▶ Exercise
In the entries below, find the line containing "Output the Python" and the line containing "plt.rcParams['font.family'] = ['Liberation". Copy those two lines and everything between them exactly, without the pictures.

(Figure scripts)
□ □ □
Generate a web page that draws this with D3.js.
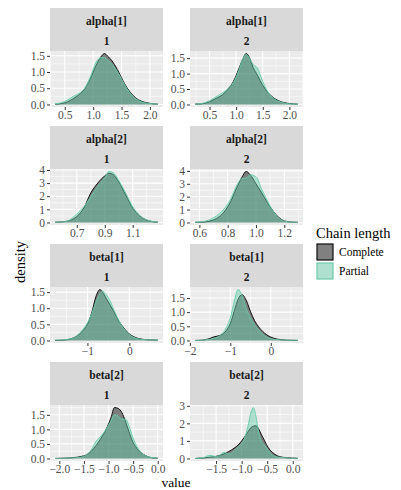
<!DOCTYPE html>
<html>
<head>
<meta charset="utf-8">
<script src="https://cdn.jsdelivr.net/npm/d3@7"></script>
<style>
  body { margin: 0; background: #fff; }
  text { font-family: "Liberation Serif", serif; }
</style>
</head>
<body>
<svg id="chart" width="401" height="490"></svg>
<script>
// facet labels
const params = ["alpha[1]", "alpha[1]", "alpha[2]", "alpha[2]", "beta[1]", "beta[1]", "beta[2]", "beta[2]"];
const chains = ["1", "2", "1", "2", "1", "2", "1", "2"];
const series = ["Complete", "Partial"];

// density evaluation points
const gridX = [
  [0.33, 0.45, 0.55, 0.65, 0.75, 0.85, 0.95, 1.05, 1.15, 1.2, 1.25, 1.35, 1.45, 1.55, 1.65, 1.75, 1.85, 1.95, 2.05, 2.14],
  [0.23, 0.35, 0.45, 0.55, 0.65, 0.75, 0.85, 0.95, 1.05, 1.12, 1.19, 1.25, 1.32, 1.4, 1.5, 1.6, 1.7, 1.8, 1.9, 2.0, 2.16],
  [0.545, 0.6, 0.65, 0.7, 0.75, 0.8, 0.85, 0.9, 0.93, 0.96, 1.0, 1.05, 1.1, 1.15, 1.2, 1.25, 1.28],
  [0.57, 0.62, 0.67, 0.72, 0.77, 0.82, 0.86, 0.9, 0.93, 0.96, 1.0, 1.04, 1.08, 1.12, 1.16, 1.2, 1.25, 1.296],
  [-1.77, -1.6, -1.45, -1.3, -1.15, -1.0, -0.9, -0.8, -0.7, -0.64, -0.55, -0.45, -0.35, -0.25, -0.15, -0.05, 0.1, 0.25, 0.45, 0.68],
  [-1.87, -1.7, -1.55, -1.4, -1.25, -1.1, -1.0, -0.9, -0.81, -0.71, -0.6, -0.5, -0.4, -0.3, -0.2, -0.1, 0.0, 0.15, 0.4, 0.67],
  [-2.085, -1.9, -1.7, -1.55, -1.45, -1.35, -1.25, -1.15, -1.05, -0.95, -0.88, -0.8, -0.73, -0.65, -0.57, -0.5, -0.4, -0.3, -0.2, -0.1, 0.003],
  [-1.91, -1.75, -1.62, -1.5, -1.42, -1.35, -1.25, -1.15, -1.05, -0.95, -0.88, -0.82, -0.77, -0.72, -0.67, -0.62, -0.55, -0.48, -0.4, -0.3, -0.15, 0.0, 0.1]
];

const completeDensity = [
  [0.01, 0.03, 0.08, 0.18, 0.3, 0.48, 0.8, 1.2, 1.5, 1.57, 1.5, 1.3, 1.0, 0.65, 0.38, 0.2, 0.1, 0.05, 0.02, 0.01],
  [0.01, 0.02, 0.06, 0.13, 0.22, 0.32, 0.5, 0.75, 1.15, 1.45, 1.65, 1.52, 1.2, 0.95, 0.62, 0.38, 0.22, 0.12, 0.06, 0.03, 0.01],
  [0.02, 0.05, 0.15, 0.45, 1.1, 2.25, 3.0, 3.55, 3.75, 3.65, 3.1, 2.1, 1.1, 0.5, 0.18, 0.05, 0.02],
  [0.01, 0.03, 0.1, 0.3, 0.75, 1.6, 2.6, 3.5, 3.95, 3.7, 3.0, 2.3, 1.55, 0.9, 0.4, 0.12, 0.03, 0.01],
  [0.0, 0.01, 0.03, 0.1, 0.25, 0.5, 0.85, 1.35, 1.58, 1.5, 1.3, 1.08, 0.85, 0.6, 0.42, 0.26, 0.12, 0.05, 0.02, 0.01],
  [0.0, 0.01, 0.05, 0.13, 0.18, 0.35, 0.6, 1.05, 1.45, 1.62, 1.4, 1.02, 0.7, 0.48, 0.32, 0.2, 0.12, 0.05, 0.01, 0.0],
  [0.0, 0.01, 0.03, 0.07, 0.12, 0.25, 0.45, 0.7, 1.0, 1.4, 1.75, 1.72, 1.58, 1.25, 0.85, 0.55, 0.3, 0.15, 0.06, 0.02, 0.01],
  [0.0, 0.03, 0.07, 0.12, 0.18, 0.25, 0.4, 0.58, 0.82, 1.2, 1.5, 1.75, 1.84, 1.86, 1.7, 1.4, 1.0, 0.62, 0.35, 0.15, 0.05, 0.02, 0.01]
];

const partialDensity = [
  [0.02, 0.06, 0.14, 0.25, 0.34, 0.5, 0.85, 1.3, 1.45, 1.45, 1.38, 1.2, 0.95, 0.62, 0.35, 0.18, 0.08, 0.04, 0.02, 0.01],
  [0.01, 0.03, 0.08, 0.17, 0.28, 0.38, 0.52, 0.72, 1.1, 1.45, 1.62, 1.5, 1.3, 1.18, 0.75, 0.4, 0.2, 0.1, 0.05, 0.02, 0.01],
  [0.02, 0.05, 0.2, 0.65, 1.2, 1.95, 2.75, 3.4, 3.88, 3.8, 3.2, 2.25, 1.2, 0.55, 0.2, 0.06, 0.02],
  [0.02, 0.06, 0.2, 0.5, 1.0, 1.8, 2.8, 3.4, 3.45, 3.7, 3.55, 2.6, 1.7, 0.9, 0.35, 0.1, 0.03, 0.01],
  [0.01, 0.02, 0.04, 0.1, 0.28, 0.55, 0.82, 1.18, 1.45, 1.53, 1.42, 1.2, 0.9, 0.62, 0.4, 0.24, 0.1, 0.04, 0.02, 0.01],
  [0.0, 0.01, 0.03, 0.08, 0.18, 0.45, 0.8, 1.4, 1.8, 1.6, 1.1, 0.8, 0.55, 0.38, 0.22, 0.12, 0.06, 0.03, 0.01, 0.01],
  [0.0, 0.01, 0.02, 0.05, 0.12, 0.3, 0.6, 0.78, 1.0, 1.3, 1.5, 1.45, 1.35, 1.35, 1.05, 0.7, 0.35, 0.15, 0.06, 0.03, 0.01],
  [0.0, 0.05, 0.18, 0.1, 0.2, 0.35, 0.25, 0.4, 0.7, 1.1, 1.8, 2.6, 2.9, 2.4, 1.55, 1.0, 0.75, 0.45, 0.2, 0.08, 0.04, 0.01, 0.01]
];

// axis breaks
const xTicks = [
  [0.5, 1.0, 1.5, 2.0], [0.5, 1.0, 1.5, 2.0], [0.7, 0.9, 1.1], [0.6, 0.8, 1.0, 1.2],
  [-1, 0], [-2, -1, 0], [-2.0, -1.5, -1.0, -0.5, 0.0], [-1.5, -1.0, -0.5, 0.0]
];
const yTicks = [
  [0, 0.5, 1, 1.5], [0, 0.5, 1, 1.5], [0, 1, 2, 3, 4], [0, 1, 2, 3, 4],
  [0, 0.5, 1, 1.5], [0, 0.5, 1, 1.5], [0, 0.5, 1, 1.5], [0, 1, 2, 3]
];
const xFormats = [".1f", ".1f", ".1f", ".1f", "d", "d", ".1f", ".1f"];
const yFormats = [".1f", ".1f", "d", "d", ".1f", ".1f", ".1f", "d"];

const colors = { Complete: "#000000", Partial: "#66CDAA" };
const serif = "'Liberation Serif', serif";

// layout
const colLeft = [50, 190];
const rowTop = [8, 126, 244, 362];
const panelW = 113, stripH = 43, plotH = 56;

const svg = d3.select("#chart");

// minor breaks halfway between majors, extended one step past each end
function minorBreaks(ticks, domain) {
  const step = ticks.length > 1 ? ticks[1] - ticks[0] : 1;
  const out = [];
  for (let i = -1; i < ticks.length; i++) {
    const m = ticks[0] + (i + 0.5) * step;
    if (m > domain[0] && m < domain[1]) out.push(m);
  }
  return out;
}

params.forEach((p, i) => {
  const col = i % 2, row = Math.floor(i / 2);
  const left = colLeft[col];
  const top = rowTop[row] + stripH;
  const g = svg.append("g");

  const xs = gridX[i];
  const ext = d3.extent(xs);
  const pad = (ext[1] - ext[0]) * 0.05;
  const x = d3.scaleLinear().domain([ext[0] - pad, ext[1] + pad]).range([left, left + panelW]);

  const ymax = d3.max(completeDensity[i].concat(partialDensity[i]));
  const y = d3.scaleLinear().domain([-0.05 * ymax, 1.05 * ymax]).range([top + plotH, top]);

  // strip
  g.append("rect").attr("x", left).attr("y", rowTop[row]).attr("width", panelW).attr("height", stripH)
    .attr("fill", "#D9D9D9");
  g.append("text").attr("x", left + panelW / 2).attr("y", rowTop[row] + 17)
    .attr("text-anchor", "middle").attr("font-size", 11.5).attr("font-weight", "bold")
    .attr("fill", "#1A1A1A").text(p);
  g.append("text").attr("x", left + panelW / 2).attr("y", rowTop[row] + 37)
    .attr("text-anchor", "middle").attr("font-size", 11.5).attr("font-weight", "bold")
    .attr("fill", "#1A1A1A").text(chains[i]);

  // panel background and grid
  g.append("rect").attr("x", left).attr("y", top).attr("width", panelW).attr("height", plotH)
    .attr("fill", "#EBEBEB");
  const xMinor = minorBreaks(xTicks[i], x.domain());
  const yMinor = minorBreaks(yTicks[i], y.domain());
  g.selectAll(".xminor").data(xMinor).join("line")
    .attr("x1", d => x(d)).attr("x2", d => x(d)).attr("y1", top).attr("y2", top + plotH)
    .attr("stroke", "#fff").attr("stroke-width", 0.55);
  g.selectAll(".yminor").data(yMinor).join("line")
    .attr("y1", d => y(d)).attr("y2", d => y(d)).attr("x1", left).attr("x2", left + panelW)
    .attr("stroke", "#fff").attr("stroke-width", 0.55);
  g.selectAll(".xmajor").data(xTicks[i]).join("line")
    .attr("x1", d => x(d)).attr("x2", d => x(d)).attr("y1", top).attr("y2", top + plotH)
    .attr("stroke", "#fff").attr("stroke-width", 1.1);
  g.selectAll(".ymajor").data(yTicks[i]).join("line")
    .attr("y1", d => y(d)).attr("y2", d => y(d)).attr("x1", left).attr("x2", left + panelW)
    .attr("stroke", "#fff").attr("stroke-width", 1.1);

  // densities: complete first, partial on top
  const dens = [completeDensity[i], partialDensity[i]];
  series.forEach((s, k) => {
    const pts = xs.map((v, j) => [v, dens[k][j]]);
    const area = d3.area().x(d => x(d[0])).y0(y(0)).y1(d => y(d[1])).curve(d3.curveMonotoneX);
    const line = d3.line().x(d => x(d[0])).y(d => y(d[1])).curve(d3.curveMonotoneX);
    g.append("path").datum(pts).attr("d", area)
      .attr("fill", colors[s]).attr("fill-opacity", 0.47);
    g.append("path").datum(pts).attr("d", line)
      .attr("fill", "none").attr("stroke", colors[s]).attr("stroke-width", 0.9);
  });

  // axes
  const xAxis = d3.axisBottom(x).tickValues(xTicks[i]).tickFormat(d3.format(xFormats[i]))
    .tickSize(3).tickPadding(1);
  const yAxis = d3.axisLeft(y).tickValues(yTicks[i]).tickFormat(d3.format(yFormats[i]))
    .tickSize(3).tickPadding(2);
  const ax = g.append("g").attr("transform", `translate(0,${top + plotH})`).call(xAxis);
  const ay = g.append("g").attr("transform", `translate(${left},0)`).call(yAxis);
  [ax, ay].forEach(a => {
    a.attr("font-family", serif).attr("font-size", 11.5);
    a.select(".domain").remove();
    a.selectAll(".tick line").attr("stroke", "#333333").attr("stroke-width", 1);
    a.selectAll(".tick text").attr("fill", "#4D4D4D");
  });
});

// axis titles
svg.append("text").attr("x", 176).attr("y", 486.5).attr("text-anchor", "middle")
  .attr("font-size", 13.5).attr("fill", "#000").text("value");
svg.append("text").attr("transform", "translate(25,262) rotate(-90)").attr("text-anchor", "middle")
  .attr("font-size", 14.5).attr("fill", "#000").text("density");

// legend
const legend = svg.append("g").attr("transform", "translate(316,0)");
legend.append("text").attr("x", 0).attr("y", 238).attr("font-size", 14.5).text("Chain length");
series.forEach((s, k) => {
  const ky = 243 + k * 19;
  legend.append("rect").attr("x", 0).attr("y", ky).attr("width", 18).attr("height", 18).attr("fill", "#F2F2F2");
  legend.append("rect").attr("x", 1).attr("y", ky + 1).attr("width", 16).attr("height", 16)
    .attr("fill", colors[s]).attr("fill-opacity", 0.47)
    .attr("stroke", colors[s]).attr("stroke-width", 1.1);
  legend.append("text").attr("x", 23).attr("y", ky + 13).attr("font-size", 11.5).text(s);
});
</script>
</body>
</html>
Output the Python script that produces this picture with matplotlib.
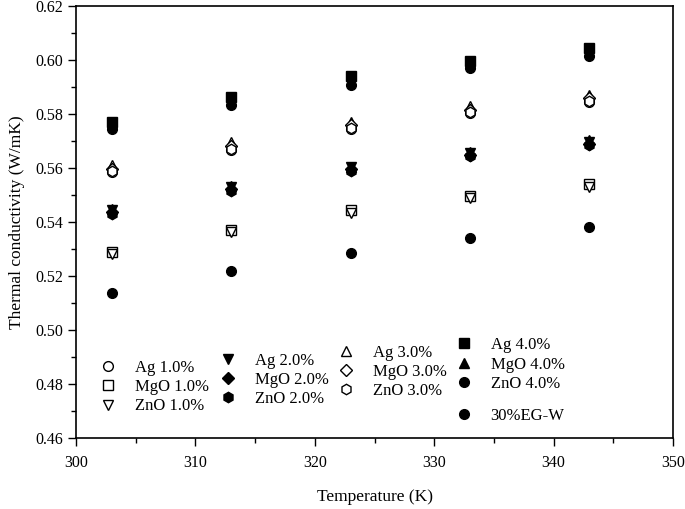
import matplotlib
matplotlib.use("Agg")
import matplotlib.pyplot as plt
from matplotlib.ticker import MultipleLocator, FormatStrFormatter

plt.rcParams['font.family'] = ['Liberation Serif', 'DejaVu Serif']

# Datos
temps = [303, 313, 323, 333, 343]
ag1 = [0.5585, 0.5665, 0.5745, 0.5805, 0.5845]
mgo1 = [0.5290, 0.5372, 0.5445, 0.5498, 0.5540]
zno1 = [0.5280, 0.5362, 0.5435, 0.5488, 0.5530]
ag2 = [0.5445, 0.5530, 0.5602, 0.5655, 0.5695]
mgo2 = [0.5437, 0.5522, 0.5595, 0.5648, 0.5690]
zno2 = [0.5428, 0.5515, 0.5588, 0.5643, 0.5685]
ag3 = [0.5610, 0.5695, 0.5772, 0.5828, 0.5872]
mgo3 = [0.5598, 0.5682, 0.5758, 0.5815, 0.5858]
zno3 = [0.5590, 0.5672, 0.5748, 0.5806, 0.5848]
ag4 = [0.5772, 0.5862, 0.5940, 0.5998, 0.6045]
mgo4 = [0.5448, 0.5533, 0.5604, 0.5658, 0.5702]
zno4 = [0.5745, 0.5835, 0.5908, 0.5970, 0.6013]
egw = [0.5137, 0.5218, 0.5287, 0.5340, 0.5380]

# (etiqueta, datos, marcador, relleno, tamaño)
series = [
    ("Ag 1.0%", ag1, 'o', 'white', 7),
    ("MgO 1.0%", mgo1, 's', 'white', 7),
    ("ZnO 1.0%", zno1, 'v', 'white', 7.5),
    ("Ag 2.0%", ag2, 'v', 'black', 7.5),
    ("MgO 2.0%", mgo2, 'D', 'black', 6),
    ("ZnO 2.0%", zno2, 'h', 'black', 7.5),
    ("Ag 3.0%", ag3, '^', 'white', 7.5),
    ("MgO 3.0%", mgo3, 'D', 'white', 6),
    ("ZnO 3.0%", zno3, 'h', 'white', 7.5),
    ("Ag 4.0%", ag4, 's', 'black', 7),
    ("MgO 4.0%", mgo4, '^', 'black', 7.5),
    ("ZnO 4.0%", zno4, 'o', 'black', 7),
    ("30%EG-W", egw, 'o', 'black', 7),
]

fig = plt.figure(figsize=(6.85, 5.09), dpi=100)
ax = fig.add_axes([0.111, 0.1395, 0.8715, 0.8487])

handles = []
for label, vals, m, fc, ms in series:
    h, = ax.plot(temps, vals, linestyle='none', marker=m, markersize=ms,
                 markerfacecolor=fc, markeredgecolor='black', markeredgewidth=1.0,
                 label=label)
    handles.append(h)

ax.set_xlim(300, 350)
ax.set_ylim(0.46, 0.62)
ax.xaxis.set_major_locator(MultipleLocator(10))
ax.xaxis.set_minor_locator(MultipleLocator(5))
ax.yaxis.set_major_locator(MultipleLocator(0.02))
ax.yaxis.set_minor_locator(MultipleLocator(0.01))
ax.yaxis.set_major_formatter(FormatStrFormatter('%.2f'))
ax.tick_params(which='major', direction='out', length=6, width=1, labelsize=11.5)
ax.tick_params(which='minor', direction='out', length=3.5, width=1)
ax.tick_params(axis='x', which='major', pad=6)
ax.tick_params(axis='y', which='major', pad=3)
for s in ax.spines.values():
    s.set_linewidth(1.2)

ax.set_xlabel("Temperature (K)", fontsize=12.5, labelpad=13)
ax.set_ylabel("Thermal conductivity (W/mK)", fontsize=12.5, labelpad=8)

# Leyendas separadas en columnas escalonadas
grupos = [(handles[0:3], 0.0394, 0.1180),
          (handles[3:6], 0.2404, 0.1345),
          (handles[6:9], 0.438, 0.1530),
          (handles[9:12], 0.6357, 0.1700),
          (handles[12:13], 0.6357, 0.0520)]
for i, (hs, x0, y0) in enumerate(grupos):
    leg = ax.legend(handles=hs, loc='center left', bbox_to_anchor=(x0, y0),
                    frameon=False, fontsize=12, handlelength=1.0,
                    handletextpad=1.1, labelspacing=0.2, borderpad=0,
                    borderaxespad=0)
    if i < len(grupos) - 1:
        ax.add_artist(leg)

fig.savefig("out.png", dpi=100)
□ □ □
▶ Solved exercise
Output the Python script that produces this picture with matplotlib.
import matplotlib
matplotlib.use("Agg")
import matplotlib.pyplot as plt
from matplotlib.ticker import MultipleLocator, FormatStrFormatter

plt.rcParams['font.family'] = ['Liberation Serif', 'DejaVu Serif']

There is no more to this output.